§ **Information provided**:
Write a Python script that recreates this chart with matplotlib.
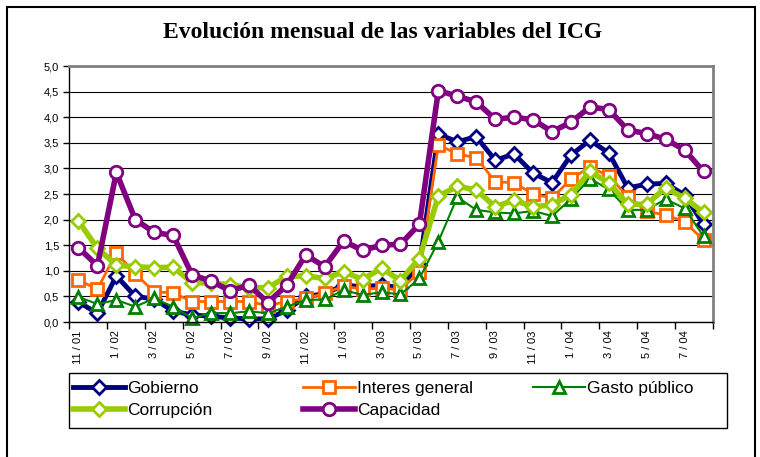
import numpy as np
import matplotlib.pyplot as plt
from matplotlib.patches import Rectangle

# months 11/01 .. 8/04
meses = ['11 / 01', '12 / 01', '1 / 02', '2 / 02', '3 / 02', '4 / 02', '5 / 02', '6 / 02',
         '7 / 02', '8 / 02', '9 / 02', '10 / 02', '11 / 02', '12 / 02', '1 / 03', '2 / 03',
         '3 / 03', '4 / 03', '5 / 03', '6 / 03', '7 / 03', '8 / 03', '9 / 03', '10 / 03',
         '11 / 03', '12 / 03', '1 / 04', '2 / 04', '3 / 04', '4 / 04', '5 / 04', '6 / 04',
         '7 / 04', '8 / 04']

gobierno = [0.39, 0.17, 0.90, 0.50, 0.45, 0.21, 0.14, 0.11, 0.08, 0.06, 0.06, 0.23,
            0.50, 0.55, 0.72, 0.69, 0.72, 0.67, 1.11, 3.67, 3.52, 3.62, 3.16, 3.28,
            2.91, 2.72, 3.26, 3.55, 3.30, 2.62, 2.69, 2.71, 2.48, 1.91]
interes = [0.82, 0.64, 1.35, 0.94, 0.59, 0.57, 0.40, 0.40, 0.40, 0.40, 0.32, 0.40,
           0.46, 0.56, 0.70, 0.64, 0.66, 0.63, 0.98, 3.46, 3.28, 3.21, 2.74, 2.72,
           2.50, 2.42, 2.79, 3.03, 2.85, 2.45, 2.16, 2.09, 1.96, 1.60]
gasto = [0.49, 0.35, 0.43, 0.30, 0.46, 0.30, 0.07, 0.18, 0.17, 0.21, 0.17, 0.30,
         0.43, 0.44, 0.62, 0.53, 0.58, 0.54, 0.85, 1.57, 2.44, 2.19, 2.14, 2.12,
         2.17, 2.07, 2.40, 2.80, 2.59, 2.19, 2.19, 2.40, 2.22, 1.67]
corrupcion = [1.97, 1.44, 1.11, 1.08, 1.06, 1.07, 0.77, 0.76, 0.73, 0.67, 0.67, 0.89,
              0.90, 0.85, 0.98, 0.83, 1.05, 0.81, 1.24, 2.46, 2.65, 2.58, 2.25, 2.38,
              2.25, 2.29, 2.49, 2.94, 2.72, 2.30, 2.30, 2.62, 2.42, 2.14]
capacidad = [1.45, 1.10, 2.92, 2.00, 1.75, 1.69, 0.92, 0.80, 0.61, 0.72, 0.38, 0.72,
             1.31, 1.08, 1.58, 1.40, 1.50, 1.52, 1.91, 4.52, 4.41, 4.30, 3.96, 4.00,
             3.95, 3.72, 3.90, 4.20, 4.15, 3.75, 3.68, 3.57, 3.36, 2.94]

plt.rcParams['font.family'] = ['Liberation Sans', 'DejaVu Sans']

W, H = 760, 457
fig = plt.figure(figsize=(W / 100, H / 100), dpi=100)

# outer chart frame
fig.patches.append(Rectangle((7 / W, -0.1), (755 - 7) / W, 0.1 + 1 - 7 / H,
                             transform=fig.transFigure, fill=False,
                             edgecolor='black', linewidth=1.5))

fig.text(0.503, 1 - 33 / H, 'Evolución mensual de las variables del ICG',
         ha='center', va='center', fontsize=17, fontweight='bold',
         family='Liberation Serif')

ax = fig.add_axes([69 / W, 1 - 322 / H, (713 - 69) / W, (322 - 66) / H])
x = np.arange(len(meses))

estilos = [
    ('Gobierno', gobierno, '#000080', 3.5, 'D', 7),
    ('Interes general', interes, '#FF6600', 2.0, 's', 8),
    ('Gasto público', gasto, '#008000', 1.5, '^', 9),
    ('Corrupción', corrupcion, '#99CC00', 4.0, 'D', 7),
    ('Capacidad', capacidad, '#800080', 4.0, 'o', 9),
]
lineas = {}
for nombre, serie, col, lw, mk, ms in estilos:
    ln, = ax.plot(x, serie, color=col, lw=lw, marker=mk, ms=ms, mfc='white',
                  mec=col, mew=2, label=nombre, clip_on=False)
    lineas[nombre] = ln

ax.set_xlim(-0.5, len(meses) - 0.5)
ax.set_ylim(0, 5)
yt = np.arange(0, 5.01, 0.5)
ax.set_yticks(yt)
ax.set_yticklabels([f'{v:.1f}'.replace('.', ',') for v in yt], fontsize=8)
ax.grid(axis='y', color='black', lw=0.8)
ax.set_axisbelow(True)

ax.set_xticks(x[::2])
ax.set_xticklabels(meses[::2], rotation=90, fontsize=8)
ax.set_xticks(np.arange(-0.5, len(meses), 2), minor=True)
ax.tick_params(axis='x', which='major', length=0, pad=6)
ax.tick_params(axis='x', which='minor', length=5, direction='out', width=1)
ax.tick_params(axis='y', length=4, width=1, pad=3)

for s in ['top', 'right']:
    ax.spines[s].set_color('#808080')
    ax.spines[s].set_linewidth(2)
for s in ['left', 'bottom']:
    ax.spines[s].set_color('black')
    ax.spines[s].set_linewidth(1)

# legend box and three columns
fig.patches.append(Rectangle((69 / W, 1 - 428 / H), (727 - 69) / W, (428 - 373) / H,
                             transform=fig.transFigure, fill=False,
                             edgecolor='black', linewidth=1))
columnas = [(['Gobierno', 'Corrupción'], 73),
            (['Interes general', 'Capacidad'], 303),
            (['Gasto público'], 533)]
for nombres, x0 in columnas:
    fig.legend([lineas[n] for n in nombres], nombres, loc='upper left',
               bbox_to_anchor=(x0 / W, 1 - 381 / H), frameon=False,
               fontsize=12.5, handlelength=3.0, handletextpad=0.1,
               labelspacing=0.4, borderpad=0, borderaxespad=0)

fig.savefig('out.png', dpi=100)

§ **Brief**: Take the listing above and print it exactly, apart from the pictures.

§ **Solution to the exercise**:
Write a Python script that recreates this chart with matplotlib.
import numpy as np
import matplotlib.pyplot as plt
from matplotlib.patches import Rectangle

# months 11/01 .. 8/04
meses = ['11 / 01', '12 / 01', '1 / 02', '2 / 02', '3 / 02', '4 / 02', '5 / 02', '6 / 02',
         '7 / 02', '8 / 02', '9 / 02', '10 / 02', '11 / 02', '12 / 02', '1 / 03', '2 / 03',
         '3 / 03', '4 / 03', '5 / 03', '6 / 03', '7 / 03', '8 / 03', '9 / 03', '10 / 03',
         '11 / 03', '12 / 03', '1 / 04', '2 / 04', '3 / 04', '4 / 04', '5 / 04', '6 / 04',
         '7 / 04', '8 / 04']

gobierno = [0.39, 0.17, 0.90, 0.50, 0.45, 0.21, 0.14, 0.11, 0.08, 0.06, 0.06, 0.23,
            0.50, 0.55, 0.72, 0.69, 0.72, 0.67, 1.11, 3.67, 3.52, 3.62, 3.16, 3.28,
            2.91, 2.72, 3.26, 3.55, 3.30, 2.62, 2.69, 2.71, 2.48, 1.91]
interes = [0.82, 0.64, 1.35, 0.94, 0.59, 0.57, 0.40, 0.40, 0.40, 0.40, 0.32, 0.40,
           0.46, 0.56, 0.70, 0.64, 0.66, 0.63, 0.98, 3.46, 3.28, 3.21, 2.74, 2.72,
           2.50, 2.42, 2.79, 3.03, 2.85, 2.45, 2.16, 2.09, 1.96, 1.60]
gasto = [0.49, 0.35, 0.43, 0.30, 0.46, 0.30, 0.07, 0.18, 0.17, 0.21, 0.17, 0.30,
         0.43, 0.44, 0.62, 0.53, 0.58, 0.54, 0.85, 1.57, 2.44, 2.19, 2.14, 2.12,
         2.17, 2.07, 2.40, 2.80, 2.59, 2.19, 2.19, 2.40, 2.22, 1.67]
corrupcion = [1.97, 1.44, 1.11, 1.08, 1.06, 1.07, 0.77, 0.76, 0.73, 0.67, 0.67, 0.89,
              0.90, 0.85, 0.98, 0.83, 1.05, 0.81, 1.24, 2.46, 2.65, 2.58, 2.25, 2.38,
              2.25, 2.29, 2.49, 2.94, 2.72, 2.30, 2.30, 2.62, 2.42, 2.14]
capacidad = [1.45, 1.10, 2.92, 2.00, 1.75, 1.69, 0.92, 0.80, 0.61, 0.72, 0.38, 0.72,
             1.31, 1.08, 1.58, 1.40, 1.50, 1.52, 1.91, 4.52, 4.41, 4.30, 3.96, 4.00,
             3.95, 3.72, 3.90, 4.20, 4.15, 3.75, 3.68, 3.57, 3.36, 2.94]

plt.rcParams['font.family'] = ['Liberation Sans', 'DejaVu Sans']

W, H = 760, 457
fig = plt.figure(figsize=(W / 100, H / 100), dpi=100)

# outer chart frame
fig.patches.append(Rectangle((7 / W, -0.1), (755 - 7) / W, 0.1 + 1 - 7 / H,
                             transform=fig.transFigure, fill=False,
                             edgecolor='black', linewidth=1.5))

fig.text(0.503, 1 - 33 / H, 'Evolución mensual de las variables del ICG',
         ha='center', va='center', fontsize=17, fontweight='bold',
         family='Liberation Serif')

ax = fig.add_axes([69 / W, 1 - 322 / H, (713 - 69) / W, (322 - 66) / H])
x = np.arange(len(meses))

estilos = [
    ('Gobierno', gobierno, '#000080', 3.5, 'D', 7),
    ('Interes general', interes, '#FF6600', 2.0, 's', 8),
    ('Gasto público', gasto, '#008000', 1.5, '^', 9),
    ('Corrupción', corrupcion, '#99CC00', 4.0, 'D', 7),
    ('Capacidad', capacidad, '#800080', 4.0, 'o', 9),
]
lineas = {}
for nombre, serie, col, lw, mk, ms in estilos:
    ln, = ax.plot(x, serie, color=col, lw=lw, marker=mk, ms=ms, mfc='white',
                  mec=col, mew=2, label=nombre, clip_on=False)
    lineas[nombre] = ln

ax.set_xlim(-0.5, len(meses) - 0.5)
ax.set_ylim(0, 5)
yt = np.arange(0, 5.01, 0.5)
ax.set_yticks(yt)
ax.set_yticklabels([f'{v:.1f}'.replace('.', ',') for v in yt], fontsize=8)
ax.grid(axis='y', color='black', lw=0.8)
ax.set_axisbelow(True)

ax.set_xticks(x[::2])
ax.set_xticklabels(meses[::2], rotation=90, fontsize=8)
ax.set_xticks(np.arange(-0.5, len(meses), 2), minor=True)
ax.tick_params(axis='x', which='major', length=0, pad=6)
ax.tick_params(axis='x', which='minor', length=5, direction='out', width=1)
ax.tick_params(axis='y', length=4, width=1, pad=3)

for s in ['top', 'right']:
    ax.spines[s].set_color('#808080')
    ax.spines[s].set_linewidth(2)
for s in ['left', 'bottom']:
    ax.spines[s].set_color('black')
    ax.spines[s].set_linewidth(1)

# legend box and three columns
fig.patches.append(Rectangle((69 / W, 1 - 428 / H), (727 - 69) / W, (428 - 373) / H,
                             transform=fig.transFigure, fill=False,
                             edgecolor='black', linewidth=1))
columnas = [(['Gobierno', 'Corrupción'], 73),
            (['Interes general', 'Capacidad'], 303),
            (['Gasto público'], 533)]
for nombres, x0 in columnas:
    fig.legend([lineas[n] for n in nombres], nombres, loc='upper left',
               bbox_to_anchor=(x0 / W, 1 - 381 / H), frameon=False,
               fontsize=12.5, handlelength=3.0, handletextpad=0.1,
               labelspacing=0.4, borderpad=0, borderaxespad=0)

fig.savefig('out.png', dpi=100)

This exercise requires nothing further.